Fabrication of integrated circuits using the electron image projection system (ELIPS)

ELIPS is based on the use of an electron image tube principle to project large area (5-cm diameter) ultrahigh resolution (1 micron) electron images from a patterned photocathode onto an electron-sensitive resist layer, thereby replacing the conventional photoresist optical procedures in integrated circuit fabrication [1]. Integrated circuits of minimum linewidths of 0.5 mil have been fabricated to show the practicality of the technique through the full set of mask exposures necessary for a DZTL quad dual input NAND gate. The necessary alignments between successive masks were achieved by an optical dead reckoning technique which allowed the electron image to be adjusted in position and orientation from a known "zero" position to the separately determined location of the pre-existing pattern on the sample. Accuracy of such alignments was ± 2 micron. The much more desirable alignment technique, in which simple devices in the form of alignment marks on the target wafer detect separate electron beams emanating from the cathode, allows rapid alignment to submicron registration and the potential for the complete automation of alignment and exposure.

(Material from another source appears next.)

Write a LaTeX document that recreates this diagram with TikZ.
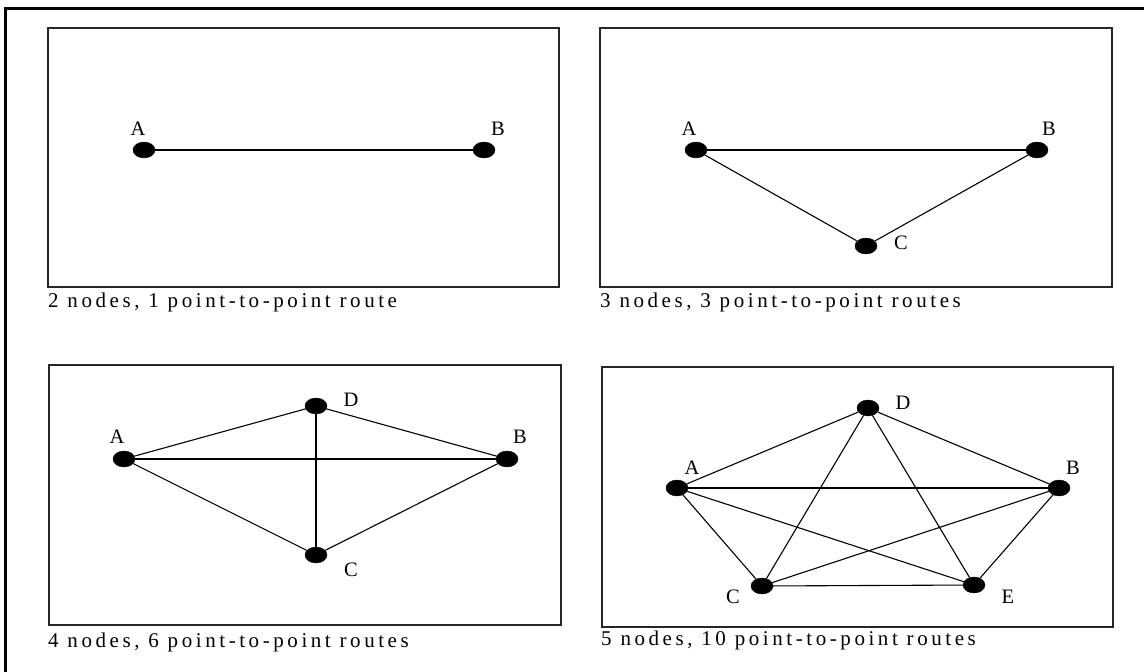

The system provides for the rapid registration and exposure of wafers at high resolution over large areas with great depth of focus under vacuum clean, contactless conditions using an electroresist insensitive to ambient light. It makes practical the fabrication of very high-density planar devices allowing extremely complex large area circuits to be formed. Patterned photocathodes were fabricated by conventional photoresist techniques for the DZTL circuit discussed. For high-resolution (1 micron) patterns, cathodes can be defined in the electron micro-plotter (computer-controlled scanning electron microscope).